How to be tomorrow's most wanted leader

Charlotte Sundaker, the interim chief executive of the creative business school Hyper Island, looks at how execs can manage, inspire and retain talent in a competitive market.

Hyper Island
Hyper Island

It’s no secret that the traditional agency model has been flipped upside down. The days of nine-to-five, long lunch breaks and climbing the career ladder just one step at a time are gone.

Now workers expect quick promotions, flexible working hours, constant feedback and the freedom to work wherever there’s a Wi-Fi connection.

That presents a real challenge to leaders, who have to balance all these pressures to create an agency that draws the best out of today’s landscape. How do you incentivise senior staff while harnessing the heightened expectations of today’s young executives?

And what do you need to do to become a leader of tomorrow, able to attract, retain and inspire tomorrow’s talent?

Culture comes first

The creative industry is thriving, with the UK sector alone worth nearly £77 billion a year. While that makes for a dynamic environment to work in, it also means that there is plenty of opportunity for young talent.

If you don’t inspire as a leader, staff will have no problem looking elsewhere. A quarter of millennials have admitted they would leave their role for something else if given the chance.

Team is in our DNA. Leaders need to create an organisation that excels at networking talent and constantly motivates its people. One of the best ways to do that is to put personal responsibility at the core of your culture, as put forward in the Peter Smith model.

Setting clear company goals is essential for any organisation. But leaders of tomorrow don’t hammer home how these goals will be met through a series of formal processes and checklists. Instead, they empower the individuals in their team to take responsibility for how they go about hitting these targets.

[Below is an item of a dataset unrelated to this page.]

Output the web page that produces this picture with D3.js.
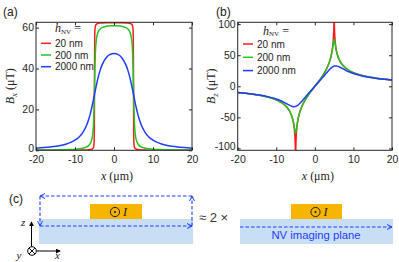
<!DOCTYPE html>
<html>
<head>
<meta charset="utf-8">
<script src="https://cdn.jsdelivr.net/npm/d3@7"></script>
<style>
  body { margin: 0; background: #fff; }
  svg { display: block; font-family: "Liberation Sans", Arial, sans-serif; }
  .tick text { font-size: 10.5px; fill: #262626; }
  .tick line { stroke: #262626; }
  .serif { font-family: "Liberation Serif", "DejaVu Serif", serif; }
</style>
</head>
<body>
<div id="chart"></div>
<script>
// x positions along the strip (µm)
const xs = [-20,-18,-16,-14,-12,-10,-9,-8,-7,-6.5,-6,-5.75,-5.5,-5.3,-5.2,-5.1,-5.05,-5,-4.95,-4.9,-4.8,-4.7,-4.5,-4.25,-4,-3.5,-3,-2,-1,
            0,1,2,3,3.5,4,4.25,4.5,4.7,4.8,4.9,4.95,5,5.05,5.1,5.2,5.3,5.5,5.75,6,6.5,7,8,9,10,12,14,16,18,20];

const heights = ['20 nm', '200 nm', '2000 nm'];

// Bx (µT), panel (a)
const bx20 = [0.01,0.01,0.02,0.02,0.03,0.05,0.07,0.10,0.17,0.23,0.36,0.49,0.76,1.29,1.94,3.89,7.53,31.22,54.91,58.55,60.49,61.15,61.68,61.94,62.08,62.21,62.27,62.33,62.35,
              62.36,62.35,62.33,62.27,62.21,62.08,61.94,61.68,61.15,60.49,58.55,54.91,31.22,7.53,3.89,1.94,1.29,0.76,0.49,0.36,0.23,0.17,0.10,0.07,0.05,0.03,0.02,0.02,0.01,0.01];
const bx200 = [0.11,0.13,0.17,0.23,0.33,0.53,0.71,1.02,1.65,2.29,3.57,4.83,7.19,11.31,15.24,21.64,25.99,30.86,35.73,40.08,46.48,50.41,54.53,56.89,58.15,59.41,60.04,60.62,60.86,
               60.93,60.86,60.62,60.04,59.41,58.15,56.89,54.53,50.41,46.48,40.08,35.73,30.86,25.99,21.64,15.24,11.31,7.19,4.83,3.57,2.29,1.65,1.02,0.71,0.53,0.33,0.23,0.17,0.13,0.11];
const bx2000 = [1.05,1.31,1.69,2.26,3.21,4.93,6.40,8.66,12.34,15.03,18.45,20.46,22.63,24.48,25.42,26.37,26.85,27.33,27.81,28.29,29.24,30.18,32.01,34.16,36.13,39.46,42.01,45.28,46.89,
                47.37,46.89,45.28,42.01,39.46,36.13,34.16,32.01,30.18,29.24,28.29,27.81,27.33,26.85,26.37,25.42,24.48,22.63,20.46,18.45,15.03,12.34,8.66,6.40,4.93,3.21,2.26,1.69,1.31,1.05];

// Bz (µT), panel (b)
const bz20 = [-10.17,-11.35,-12.87,-14.87,-17.66,-21.86,-24.93,-29.18,-35.66,-40.53,-47.71,-52.98,-60.57,-70.33,-78.14,-91.45,-104.1,-123.7,-103.9,-91.05,-77.35,-69.13,-58.58,-49.99,-43.72,-34.52,-27.59,-16.86,-8.07,
              0,8.07,16.86,27.59,34.52,43.72,49.99,58.58,69.13,77.35,91.05,103.9,123.7,104.1,91.45,78.14,70.33,60.57,52.98,47.71,40.53,35.66,29.18,24.93,21.86,17.66,14.87,12.87,11.35,10.17];
const bz200 = [-10.17,-11.35,-12.87,-14.87,-17.65,-21.85,-24.91,-29.14,-35.56,-40.36,-47.33,-52.31,-59.11,-66.71,-70.3,-73.8,-74.7,-75.0,-74.6,-73.5,-69.5,-65.52,-57.12,-49.32,-43.34,-34.35,-27.50,-16.83,-8.05,
               0,8.05,16.83,27.50,34.35,43.34,49.32,57.12,65.52,69.5,73.5,74.6,75.0,74.7,73.8,70.3,66.71,59.11,52.31,47.33,40.36,35.56,29.14,24.91,21.85,17.65,14.87,12.87,11.35,10.17];
const bz2000 = [-10.05,-11.20,-12.63,-14.50,-17.01,-20.56,-22.91,-25.75,-29.03,-30.67,-32.03,-32.50,-32.75,-32.76,-32.70,-32.58,-32.51,-32.42,-32.32,-32.20,-31.93,-31.61,-30.84,-29.62,-28.19,-24.89,-21.29,-13.98,-6.90,
                0,6.90,13.98,21.29,24.89,28.19,29.62,30.84,31.61,31.93,32.20,32.32,32.42,32.51,32.58,32.70,32.76,32.75,32.50,32.03,30.67,29.03,25.75,22.91,20.56,17.01,14.50,12.63,11.20,10.05];

const xTicks = [-20, -10, 0, 10, 20];
const bxTicks = [0, 20, 40, 60];
const bzTicks = [-100, -50, 0, 50, 100];

const colors = ['#ff1c1c', '#22c422', '#1f3cff'];
const blue = '#1f3cff';
const axisCol = '#262626';

const W = 399, H = 262;
const svg = d3.select('#chart').append('svg').attr('width', W).attr('height', H);
const defs = svg.append('defs');

function panel(o) {
  const g = svg.append('g');
  const x = d3.scaleLinear().domain([-20, 20]).range([o.left, o.right]);
  const y = d3.scaleLinear().domain(o.domain).range([150.3, 22.3]);
  const [x0, x1] = x.range(), [y0, y1] = y.range();

  defs.append('clipPath').attr('id', o.id)
    .append('rect').attr('x', x0).attr('y', y1).attr('width', x1 - x0).attr('height', y0 - y1);

  const line = d3.line().x((d, i) => x(xs[i])).y(d => y(d)).curve(d3.curveMonotoneX);
  o.series.forEach((s, i) => {
    g.append('path').datum(s)
      .attr('clip-path', `url(#${o.id})`)
      .attr('d', line)
      .attr('fill', 'none')
      .attr('stroke', colors[i])
      .attr('stroke-width', 1.5);
  });

  // axes with inward ticks on all sides (matlab style)
  const fmt = d => String(d);
  g.append('g').attr('transform', `translate(0,${y0})`)
    .call(d3.axisBottom(x).tickValues(xTicks).tickSize(-3).tickPadding(5).tickFormat(fmt));
  g.append('g').attr('transform', `translate(0,${y1})`)
    .call(d3.axisTop(x).tickValues(xTicks).tickSize(-3).tickFormat(''));
  const ya = g.append('g').attr('transform', `translate(${x0},0)`)
    .call(d3.axisLeft(y).tickValues(o.ticks).tickSize(-3).tickPadding(2).tickFormat(fmt));
  g.append('g').attr('transform', `translate(${x1},0)`)
    .call(d3.axisRight(y).tickValues(o.ticks).tickSize(-3).tickFormat(''));
  g.selectAll('.domain').remove();
  g.selectAll('.tick text').attr('font-family', '"Liberation Sans", Arial, sans-serif');
  // lowest y label sits a little above the corner, as in the original
  ya.selectAll('.tick text').filter(d => d === o.ticks[0]).attr('dy', '0.1em');

  g.append('rect').attr('x', x0).attr('y', y1).attr('width', x1 - x0).attr('height', y0 - y1)
    .attr('fill', 'none').attr('stroke', axisCol).attr('stroke-width', 1);

  // axis labels
  const xl = g.append('text').attr('class', 'serif').attr('x', (x0 + x1) / 2 + 3).attr('y', 180)
    .attr('text-anchor', 'middle').attr('font-size', 12).attr('fill', '#222');
  xl.append('tspan').attr('font-style', 'italic').text('x');
  xl.append('tspan').text(' (μm)');

  const yl = g.append('text').attr('class', 'serif')
    .attr('transform', `translate(${o.ylabX},${(y0 + y1) / 2}) rotate(-90)`)
    .attr('text-anchor', 'middle').attr('font-size', 12).attr('fill', '#222');
  yl.append('tspan').attr('font-style', 'italic').text('B');
  yl.append('tspan').attr('font-style', 'italic').attr('font-size', 9).attr('dy', 3).text(o.sub);
  yl.append('tspan').attr('dy', -3).text(' (μT)');

  // panel letter
  svg.append('text').attr('x', o.letterX).attr('y', 16).attr('font-size', 12).attr('fill', '#222').text(o.letter);

  // legend
  const lg = g.append('g');
  const ht = lg.append('text').attr('class', 'serif').attr('x', o.leg.hx).attr('y', o.leg.hy)
    .attr('font-size', 12).attr('fill', '#222');
  ht.append('tspan').attr('font-style', 'italic').text('h');
  ht.append('tspan').attr('font-size', 7).attr('dy', 1.5).text('NV');
  ht.append('tspan').attr('dy', -1.5).text(' =');
  heights.forEach((h, i) => {
    const yy = o.leg.y0 + i * o.leg.dy;
    lg.append('line').attr('x1', o.leg.lx).attr('x2', o.leg.lx + 10).attr('y1', yy).attr('y2', yy)
      .attr('stroke', colors[i]).attr('stroke-width', 1.5);
    lg.append('text').attr('x', o.leg.lx + 14).attr('y', yy + 3.6).attr('font-size', 10).attr('fill', '#222').text(h);
  });
}

panel({ id: 'clipA', left: 36, right: 192, domain: [0, 62.6], ticks: bxTicks,
        series: [bx20, bx200, bx2000], sub: 'x', ylabX: 14, letter: '(a)', letterX: 3,
        leg: { hx: 55, hy: 32, lx: 41, y0: 43.3, dy: 11.7 } });
panel({ id: 'clipB', left: 237.7, right: 392, domain: [-103, 103], ticks: bzTicks,
        series: [bz20, bz200, bz2000], sub: 'z', ylabX: 215, letter: '(b)', letterX: 216,
        leg: { hx: 263, hy: 34.5, lx: 243, y0: 44, dy: 13.3 } });

// ---- panel (c): schematic ----
defs.append('marker').attr('id', 'chev').attr('viewBox', '0 0 6 6').attr('refX', 5.5).attr('refY', 3)
  .attr('markerWidth', 6).attr('markerHeight', 6).attr('markerUnits', 'userSpaceOnUse').attr('orient', 'auto')
  .append('path').attr('d', 'M0.5,0.5L5.5,3L0.5,5.5').attr('fill', 'none').attr('stroke', blue).attr('stroke-width', 1);
defs.append('marker').attr('id', 'tri').attr('viewBox', '0 0 6 6').attr('refX', 5).attr('refY', 3)
  .attr('markerWidth', 5).attr('markerHeight', 5).attr('markerUnits', 'userSpaceOnUse').attr('orient', 'auto')
  .append('path').attr('d', 'M0,0L6,3L0,6Z').attr('fill', '#000');

const c = svg.append('g');
c.append('text').attr('x', 9).attr('y', 203).attr('font-size', 12).attr('fill', '#222').text('(c)');

function strip(x0, x1, wx0, wx1) {
  c.append('rect').attr('x', x0).attr('y', 219).attr('width', x1 - x0).attr('height', 25).attr('fill', '#c7def5');
  c.append('rect').attr('x', wx0).attr('y', 204).attr('width', wx1 - wx0).attr('height', 15).attr('fill', '#f7b400');
  const cx = (wx0 + wx1) / 2 - 1;
  c.append('circle').attr('cx', cx).attr('cy', 212).attr('r', 4.6).attr('fill', 'none').attr('stroke', '#222').attr('stroke-width', 1);
  c.append('circle').attr('cx', cx).attr('cy', 212).attr('r', 1.1).attr('fill', '#222');
  c.append('text').attr('class', 'serif').attr('x', cx + 8).attr('y', 216).attr('font-size', 12)
    .attr('font-style', 'italic').attr('fill', '#222').text('I');
}
function dash(x1, y1, x2, y2) {
  c.append('line').attr('x1', x1).attr('y1', y1).attr('x2', x2).attr('y2', y2)
    .attr('stroke', blue).attr('stroke-width', 1.1).attr('stroke-dasharray', '3.5,2')
    .attr('marker-end', 'url(#chev)');
}

strip(39, 193, 90, 142);
dash(192, 196, 40, 196);
dash(40, 196, 40, 226);
dash(40, 226, 192, 226);
dash(192, 226, 192, 196);

c.append('text').attr('x', 199).attr('y', 222).attr('font-size', 13).attr('fill', '#333').text('≈ 2 ×');

strip(240, 393, 291, 342);
dash(240, 227, 392, 227);
c.append('text').attr('x', 316).attr('y', 239).attr('text-anchor', 'middle').attr('font-size', 11.3)
  .attr('fill', blue).text('NV imaging plane');

// coordinate icon
c.append('line').attr('x1', 31.5).attr('y1', 246.5).attr('x2', 31.5).attr('y2', 222).attr('stroke', '#000').attr('marker-end', 'url(#tri)');
c.append('line').attr('x1', 36.5).attr('y1', 251).attr('x2', 60).attr('y2', 251).attr('stroke', '#000').attr('marker-end', 'url(#tri)');
c.append('circle').attr('cx', 32).attr('cy', 251).attr('r', 4.3).attr('fill', '#fff').attr('stroke', '#000');
c.append('path').attr('d', 'M29,248L35,254M35,248L29,254').attr('stroke', '#000').attr('stroke-width', 0.9);
[['z', 21, 226], ['y', 16.5, 259], ['x', 55, 259]].forEach(([t, tx, ty]) =>
  c.append('text').attr('class', 'serif').attr('x', tx).attr('y', ty).attr('font-size', 11)
    .attr('font-style', 'italic').attr('fill', '#222').text(t));
</script>
</body>
</html>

By giving people the freedom to be creative and problem solve, they naturally become their own leaders, proud to be in their team, and automatically align their personal goals with the company goals.

Your high performers will thrive on the challenge, as every personal success becomes an organisational success and vice versa. 

Know who you are teaming up with

Unlike previous generations, millennials are as motivated by being part of a bigger purpose as they are by a paycheck. It’s important to understand your team.

Thanks to smartphones and laptops, the blur between work and leisure time is stronger than ever, something that can be tough for some.  But if your team is fully on-board with your organisation’s purpose, then you’ll have a group that will actually feed off the energy of always being connected and plugged in, rather than demotivated. 

With great responsibility comes great progress

Leaders should develop people, not direct them. Millennials want you to be there to support them and let them innovate, but not to smother them.

View yourself as a mentor, rather than a boss. Most importantly, show new hires you trust them and the company is invested in their future, gradually giving them more responsibility and freedom.

Fostering this kind of start-up mentality breeds creativity and works wonders for helping people mature.

Give them a seed, let them grow, and just be there from time to time to water when needed.

Be  authentic

Old school leadership was very much about authority and presenting the image of being an expert in all areas. If a leader didn’t know something, they would often bluff their way through. That’s not a practical approach anymore. Young talent, especially when it comes to tech, often enter the workforce with digital skills far above their superiors.

For the leaders of tomorrow transparency is key. Leaders should be enablers, allowing their team to be the rising stars. Good leaders empower individuals in a team to become experts in an area or topic and to bring that knowledge back and use it for the good of everyone. 

Helping team members to develop like this will not only get results, but also gain the respect of your team, motivating it further. 

Never stop developing

Learning is a lifelong process now, not something that ends with university or formal qualifications. Nowhere is this more true than in the creative industry, which requires individuals and organisations to continuously evolve and reinvent.

Modern leaders need to make "lifelong learning" a mantra, leading by example and actively encouraging everyone to stay on top of new trends, ideas and skills. Showing your team that no matter how experienced you are or what your job title is you must always keep learning, will further foster a culture of responsibility and self-leadership.

And if a leader can make others into leaders by setting an example, then they really are doing it right.

Charlotte Sundaker is the interim CEO of Hyper Island.